Data for this task –
■ ■ ■

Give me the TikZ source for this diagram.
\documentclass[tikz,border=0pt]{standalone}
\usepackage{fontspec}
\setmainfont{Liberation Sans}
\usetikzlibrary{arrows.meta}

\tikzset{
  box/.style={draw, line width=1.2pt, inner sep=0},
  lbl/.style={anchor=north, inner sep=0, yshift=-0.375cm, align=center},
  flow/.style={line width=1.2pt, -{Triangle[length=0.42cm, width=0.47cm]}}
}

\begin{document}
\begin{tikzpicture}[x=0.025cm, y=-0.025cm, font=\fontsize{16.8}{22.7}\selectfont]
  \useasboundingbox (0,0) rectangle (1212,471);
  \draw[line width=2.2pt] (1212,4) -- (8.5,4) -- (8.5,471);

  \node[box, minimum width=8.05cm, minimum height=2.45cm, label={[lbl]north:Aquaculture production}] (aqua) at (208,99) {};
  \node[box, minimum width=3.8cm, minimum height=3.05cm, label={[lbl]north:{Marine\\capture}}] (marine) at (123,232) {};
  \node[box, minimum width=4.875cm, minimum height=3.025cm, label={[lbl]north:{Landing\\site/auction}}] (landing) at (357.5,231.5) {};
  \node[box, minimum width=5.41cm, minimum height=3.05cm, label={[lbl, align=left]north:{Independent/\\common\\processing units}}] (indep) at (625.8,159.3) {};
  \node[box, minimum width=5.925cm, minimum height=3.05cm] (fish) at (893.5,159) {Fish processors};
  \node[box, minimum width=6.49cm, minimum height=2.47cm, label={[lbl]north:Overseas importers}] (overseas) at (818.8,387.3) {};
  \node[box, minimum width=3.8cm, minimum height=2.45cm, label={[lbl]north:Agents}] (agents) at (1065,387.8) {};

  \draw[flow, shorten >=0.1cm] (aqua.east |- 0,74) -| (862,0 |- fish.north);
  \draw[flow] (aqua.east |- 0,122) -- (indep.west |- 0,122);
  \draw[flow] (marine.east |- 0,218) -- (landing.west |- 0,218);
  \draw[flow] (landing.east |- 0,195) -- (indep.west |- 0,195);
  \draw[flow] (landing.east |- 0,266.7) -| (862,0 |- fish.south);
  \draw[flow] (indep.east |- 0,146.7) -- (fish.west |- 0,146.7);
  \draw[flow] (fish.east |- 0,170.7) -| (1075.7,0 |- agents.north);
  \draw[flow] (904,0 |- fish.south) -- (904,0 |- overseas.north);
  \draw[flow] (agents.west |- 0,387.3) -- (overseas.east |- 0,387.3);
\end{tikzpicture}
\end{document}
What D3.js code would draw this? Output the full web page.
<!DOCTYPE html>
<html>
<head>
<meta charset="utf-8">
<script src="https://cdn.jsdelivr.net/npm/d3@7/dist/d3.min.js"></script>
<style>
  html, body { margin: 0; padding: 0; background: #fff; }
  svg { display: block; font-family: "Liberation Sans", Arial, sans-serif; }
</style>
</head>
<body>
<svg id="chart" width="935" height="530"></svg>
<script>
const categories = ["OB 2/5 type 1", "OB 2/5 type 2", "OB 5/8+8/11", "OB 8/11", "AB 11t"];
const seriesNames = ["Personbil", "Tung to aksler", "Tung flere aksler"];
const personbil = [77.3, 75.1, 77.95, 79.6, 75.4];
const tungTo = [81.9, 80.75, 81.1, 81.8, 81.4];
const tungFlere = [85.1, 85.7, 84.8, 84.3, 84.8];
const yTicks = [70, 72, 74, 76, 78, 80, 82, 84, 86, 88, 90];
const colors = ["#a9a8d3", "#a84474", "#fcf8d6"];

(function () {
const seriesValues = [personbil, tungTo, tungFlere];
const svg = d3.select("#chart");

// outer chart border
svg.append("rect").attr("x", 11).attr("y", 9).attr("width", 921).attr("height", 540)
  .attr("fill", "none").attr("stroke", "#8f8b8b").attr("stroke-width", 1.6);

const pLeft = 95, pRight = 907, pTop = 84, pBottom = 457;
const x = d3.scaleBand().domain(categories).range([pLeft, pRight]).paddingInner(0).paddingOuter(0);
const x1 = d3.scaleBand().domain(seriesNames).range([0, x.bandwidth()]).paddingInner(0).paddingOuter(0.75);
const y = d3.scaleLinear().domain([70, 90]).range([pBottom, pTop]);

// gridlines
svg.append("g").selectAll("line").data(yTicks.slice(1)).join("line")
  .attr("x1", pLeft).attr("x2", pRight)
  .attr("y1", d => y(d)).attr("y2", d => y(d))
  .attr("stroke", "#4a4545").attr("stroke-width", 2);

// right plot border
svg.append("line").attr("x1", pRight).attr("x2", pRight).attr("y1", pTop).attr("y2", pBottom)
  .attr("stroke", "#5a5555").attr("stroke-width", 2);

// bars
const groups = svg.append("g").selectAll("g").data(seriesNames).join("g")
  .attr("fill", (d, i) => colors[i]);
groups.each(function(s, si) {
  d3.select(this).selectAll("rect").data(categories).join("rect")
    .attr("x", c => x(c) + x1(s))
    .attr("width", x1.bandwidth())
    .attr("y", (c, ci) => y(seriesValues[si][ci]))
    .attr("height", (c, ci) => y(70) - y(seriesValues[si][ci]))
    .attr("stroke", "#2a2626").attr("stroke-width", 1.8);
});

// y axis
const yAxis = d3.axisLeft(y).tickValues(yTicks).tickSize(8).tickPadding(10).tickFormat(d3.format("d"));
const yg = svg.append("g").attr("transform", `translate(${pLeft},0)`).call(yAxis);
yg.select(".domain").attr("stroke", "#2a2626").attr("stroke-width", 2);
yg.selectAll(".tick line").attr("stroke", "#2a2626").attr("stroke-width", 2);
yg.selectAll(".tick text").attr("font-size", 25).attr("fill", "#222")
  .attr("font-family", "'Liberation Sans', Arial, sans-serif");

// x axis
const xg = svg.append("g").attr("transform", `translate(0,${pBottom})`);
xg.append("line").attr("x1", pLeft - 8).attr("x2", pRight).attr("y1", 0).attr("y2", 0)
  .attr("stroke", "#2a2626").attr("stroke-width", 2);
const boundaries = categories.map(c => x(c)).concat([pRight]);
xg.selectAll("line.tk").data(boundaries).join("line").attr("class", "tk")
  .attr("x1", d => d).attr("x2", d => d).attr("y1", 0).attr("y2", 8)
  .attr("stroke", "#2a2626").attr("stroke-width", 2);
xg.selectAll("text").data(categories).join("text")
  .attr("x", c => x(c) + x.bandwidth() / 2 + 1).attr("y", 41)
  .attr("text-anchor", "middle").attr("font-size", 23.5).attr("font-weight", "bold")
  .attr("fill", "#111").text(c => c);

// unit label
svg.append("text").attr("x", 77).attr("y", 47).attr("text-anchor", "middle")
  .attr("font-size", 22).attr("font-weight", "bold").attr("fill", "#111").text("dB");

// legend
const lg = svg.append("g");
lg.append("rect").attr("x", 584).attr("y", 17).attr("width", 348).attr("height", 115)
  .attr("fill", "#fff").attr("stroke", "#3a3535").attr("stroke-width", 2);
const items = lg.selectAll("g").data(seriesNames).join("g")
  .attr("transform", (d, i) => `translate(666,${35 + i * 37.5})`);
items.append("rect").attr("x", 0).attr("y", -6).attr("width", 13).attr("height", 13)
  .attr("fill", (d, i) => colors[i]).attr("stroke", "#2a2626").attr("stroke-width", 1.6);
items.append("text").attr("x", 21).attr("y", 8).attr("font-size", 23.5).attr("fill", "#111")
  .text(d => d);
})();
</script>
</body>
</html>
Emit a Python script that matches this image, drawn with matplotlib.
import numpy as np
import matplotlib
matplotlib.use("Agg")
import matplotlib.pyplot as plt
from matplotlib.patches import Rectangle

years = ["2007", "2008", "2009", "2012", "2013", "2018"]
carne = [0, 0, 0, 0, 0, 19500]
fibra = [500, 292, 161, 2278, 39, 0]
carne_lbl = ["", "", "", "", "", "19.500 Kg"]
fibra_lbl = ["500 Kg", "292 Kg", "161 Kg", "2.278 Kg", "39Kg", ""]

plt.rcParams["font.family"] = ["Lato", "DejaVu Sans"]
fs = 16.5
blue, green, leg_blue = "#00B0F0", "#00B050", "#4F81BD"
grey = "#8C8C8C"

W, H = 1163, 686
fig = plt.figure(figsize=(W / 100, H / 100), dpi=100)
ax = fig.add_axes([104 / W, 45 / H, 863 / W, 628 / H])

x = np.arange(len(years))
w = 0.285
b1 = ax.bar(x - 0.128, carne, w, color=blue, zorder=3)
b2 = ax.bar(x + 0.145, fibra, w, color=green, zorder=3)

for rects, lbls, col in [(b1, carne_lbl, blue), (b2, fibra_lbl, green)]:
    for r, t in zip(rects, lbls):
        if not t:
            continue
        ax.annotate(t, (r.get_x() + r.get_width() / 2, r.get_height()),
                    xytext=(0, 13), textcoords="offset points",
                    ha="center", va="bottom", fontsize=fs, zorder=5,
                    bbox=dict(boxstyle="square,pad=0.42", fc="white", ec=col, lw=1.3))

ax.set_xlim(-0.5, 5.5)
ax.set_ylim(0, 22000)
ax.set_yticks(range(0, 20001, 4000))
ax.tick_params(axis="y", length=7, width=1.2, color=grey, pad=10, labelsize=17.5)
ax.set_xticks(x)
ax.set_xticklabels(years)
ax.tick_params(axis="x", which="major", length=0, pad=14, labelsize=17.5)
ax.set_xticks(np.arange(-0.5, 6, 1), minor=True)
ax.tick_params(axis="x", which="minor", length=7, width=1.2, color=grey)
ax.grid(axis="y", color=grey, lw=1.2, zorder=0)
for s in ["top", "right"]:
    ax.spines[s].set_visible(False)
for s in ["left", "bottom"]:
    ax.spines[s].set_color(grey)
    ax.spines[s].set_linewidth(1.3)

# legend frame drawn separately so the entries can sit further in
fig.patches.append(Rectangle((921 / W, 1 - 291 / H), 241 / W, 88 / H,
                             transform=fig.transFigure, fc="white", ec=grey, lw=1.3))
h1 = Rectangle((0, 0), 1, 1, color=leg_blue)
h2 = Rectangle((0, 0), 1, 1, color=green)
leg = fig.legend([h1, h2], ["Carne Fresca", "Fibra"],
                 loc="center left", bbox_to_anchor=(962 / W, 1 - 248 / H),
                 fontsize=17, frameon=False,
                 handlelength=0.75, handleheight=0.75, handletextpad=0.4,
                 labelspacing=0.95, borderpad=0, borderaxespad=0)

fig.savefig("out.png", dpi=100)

■ ■ ■

Exercise description – Extract the lines above, from the first one through the one containing "(8.5,4) -- (8.5,471);", and return only those, unchanged.

Exercise output –
Give me the TikZ source for this diagram.
\documentclass[tikz,border=0pt]{standalone}
\usepackage{fontspec}
\setmainfont{Liberation Sans}
\usetikzlibrary{arrows.meta}

\tikzset{
  box/.style={draw, line width=1.2pt, inner sep=0},
  lbl/.style={anchor=north, inner sep=0, yshift=-0.375cm, align=center},
  flow/.style={line width=1.2pt, -{Triangle[length=0.42cm, width=0.47cm]}}
}

\begin{document}
\begin{tikzpicture}[x=0.025cm, y=-0.025cm, font=\fontsize{16.8}{22.7}\selectfont]
  \useasboundingbox (0,0) rectangle (1212,471);
  \draw[line width=2.2pt] (1212,4) -- (8.5,4) -- (8.5,471);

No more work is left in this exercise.